Aim of the task: Retype the opening lines of the data exactly, stopping after the line that contains "const arrowSpans = [[0, 23.2, true], [26.4, 67.3, false]];". Skip every picture.
— start of Dataset excerpt —
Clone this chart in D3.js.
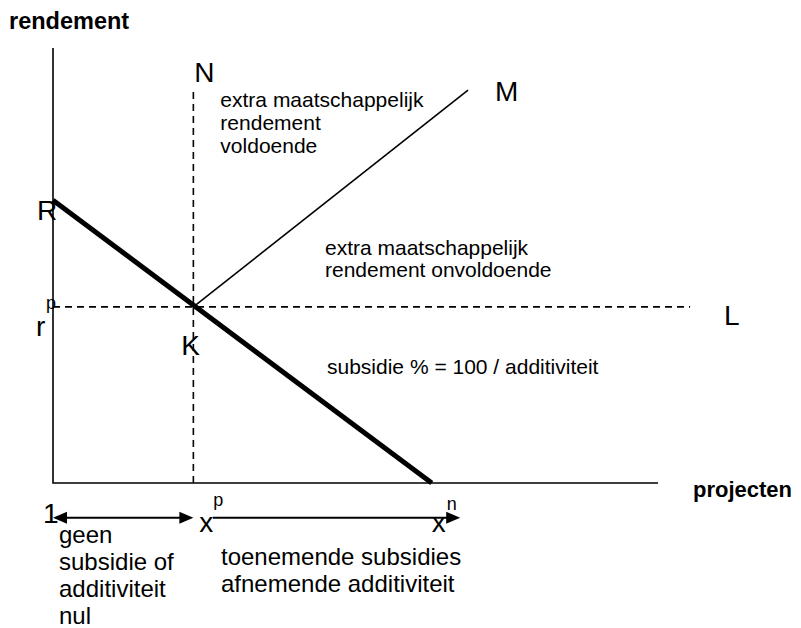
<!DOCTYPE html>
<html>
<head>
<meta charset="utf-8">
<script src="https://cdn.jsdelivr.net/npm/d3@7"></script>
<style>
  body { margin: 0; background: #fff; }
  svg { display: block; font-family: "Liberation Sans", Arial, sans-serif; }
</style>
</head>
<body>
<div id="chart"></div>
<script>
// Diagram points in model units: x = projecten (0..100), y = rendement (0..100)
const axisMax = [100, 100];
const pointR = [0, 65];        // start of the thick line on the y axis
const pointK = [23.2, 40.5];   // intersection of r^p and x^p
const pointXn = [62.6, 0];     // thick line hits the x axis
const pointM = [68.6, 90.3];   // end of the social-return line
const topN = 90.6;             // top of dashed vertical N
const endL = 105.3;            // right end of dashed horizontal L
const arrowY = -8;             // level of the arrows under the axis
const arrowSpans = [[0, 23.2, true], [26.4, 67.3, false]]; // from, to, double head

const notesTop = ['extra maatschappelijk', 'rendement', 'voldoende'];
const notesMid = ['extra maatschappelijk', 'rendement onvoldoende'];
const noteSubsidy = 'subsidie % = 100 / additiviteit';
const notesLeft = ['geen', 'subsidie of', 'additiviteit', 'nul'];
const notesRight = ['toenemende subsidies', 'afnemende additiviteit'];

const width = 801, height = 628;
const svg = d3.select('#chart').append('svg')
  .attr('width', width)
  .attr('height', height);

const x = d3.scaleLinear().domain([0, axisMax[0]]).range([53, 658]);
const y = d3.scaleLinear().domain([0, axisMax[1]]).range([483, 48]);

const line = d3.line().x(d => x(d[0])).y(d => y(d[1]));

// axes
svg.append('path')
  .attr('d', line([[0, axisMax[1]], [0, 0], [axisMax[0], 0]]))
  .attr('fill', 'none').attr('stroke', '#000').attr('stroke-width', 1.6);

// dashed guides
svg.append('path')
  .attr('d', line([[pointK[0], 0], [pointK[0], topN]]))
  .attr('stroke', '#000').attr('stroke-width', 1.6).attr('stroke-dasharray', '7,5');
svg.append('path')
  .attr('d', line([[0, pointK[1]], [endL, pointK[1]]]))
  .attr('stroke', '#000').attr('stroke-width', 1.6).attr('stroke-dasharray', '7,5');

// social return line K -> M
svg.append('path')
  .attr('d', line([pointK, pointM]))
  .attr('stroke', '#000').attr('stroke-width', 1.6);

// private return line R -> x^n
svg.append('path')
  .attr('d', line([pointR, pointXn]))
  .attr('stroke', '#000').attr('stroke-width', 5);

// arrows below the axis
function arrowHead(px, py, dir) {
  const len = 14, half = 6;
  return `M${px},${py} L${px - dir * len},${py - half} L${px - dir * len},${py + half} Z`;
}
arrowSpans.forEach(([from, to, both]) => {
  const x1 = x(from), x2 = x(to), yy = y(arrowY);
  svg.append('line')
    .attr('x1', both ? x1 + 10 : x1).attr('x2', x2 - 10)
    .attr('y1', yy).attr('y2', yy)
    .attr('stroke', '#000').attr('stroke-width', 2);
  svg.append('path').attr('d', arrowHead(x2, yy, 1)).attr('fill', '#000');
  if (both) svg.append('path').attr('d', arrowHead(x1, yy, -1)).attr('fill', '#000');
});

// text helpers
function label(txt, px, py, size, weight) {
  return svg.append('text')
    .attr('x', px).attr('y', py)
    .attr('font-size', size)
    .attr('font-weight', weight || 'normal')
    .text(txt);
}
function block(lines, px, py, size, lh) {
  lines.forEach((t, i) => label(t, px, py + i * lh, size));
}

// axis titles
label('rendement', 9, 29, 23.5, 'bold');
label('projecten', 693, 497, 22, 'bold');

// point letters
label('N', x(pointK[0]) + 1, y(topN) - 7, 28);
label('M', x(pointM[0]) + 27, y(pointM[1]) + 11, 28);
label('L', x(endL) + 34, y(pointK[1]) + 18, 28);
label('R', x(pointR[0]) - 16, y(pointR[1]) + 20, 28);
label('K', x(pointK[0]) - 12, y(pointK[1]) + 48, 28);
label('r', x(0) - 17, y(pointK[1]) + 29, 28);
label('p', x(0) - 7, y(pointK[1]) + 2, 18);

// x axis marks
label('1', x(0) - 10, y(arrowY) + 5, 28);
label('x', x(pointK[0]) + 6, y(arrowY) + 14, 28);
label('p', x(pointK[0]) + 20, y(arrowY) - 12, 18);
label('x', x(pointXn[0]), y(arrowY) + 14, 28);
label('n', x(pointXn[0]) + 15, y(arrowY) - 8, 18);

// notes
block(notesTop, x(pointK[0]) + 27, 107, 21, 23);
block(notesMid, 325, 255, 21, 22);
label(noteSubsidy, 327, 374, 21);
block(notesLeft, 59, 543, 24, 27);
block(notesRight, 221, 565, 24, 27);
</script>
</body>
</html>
— end of Dataset excerpt —
Solution to this problem:
Clone this chart in D3.js.
<!DOCTYPE html>
<html>
<head>
<meta charset="utf-8">
<script src="https://cdn.jsdelivr.net/npm/d3@7"></script>
<style>
  body { margin: 0; background: #fff; }
  svg { display: block; font-family: "Liberation Sans", Arial, sans-serif; }
</style>
</head>
<body>
<div id="chart"></div>
<script>
// Diagram points in model units: x = projecten (0..100), y = rendement (0..100)
const axisMax = [100, 100];
const pointR = [0, 65];        // start of the thick line on the y axis
const pointK = [23.2, 40.5];   // intersection of r^p and x^p
const pointXn = [62.6, 0];     // thick line hits the x axis
const pointM = [68.6, 90.3];   // end of the social-return line
const topN = 90.6;             // top of dashed vertical N
const endL = 105.3;            // right end of dashed horizontal L
const arrowY = -8;             // level of the arrows under the axis
const arrowSpans = [[0, 23.2, true], [26.4, 67.3, false]]; // from, to, double head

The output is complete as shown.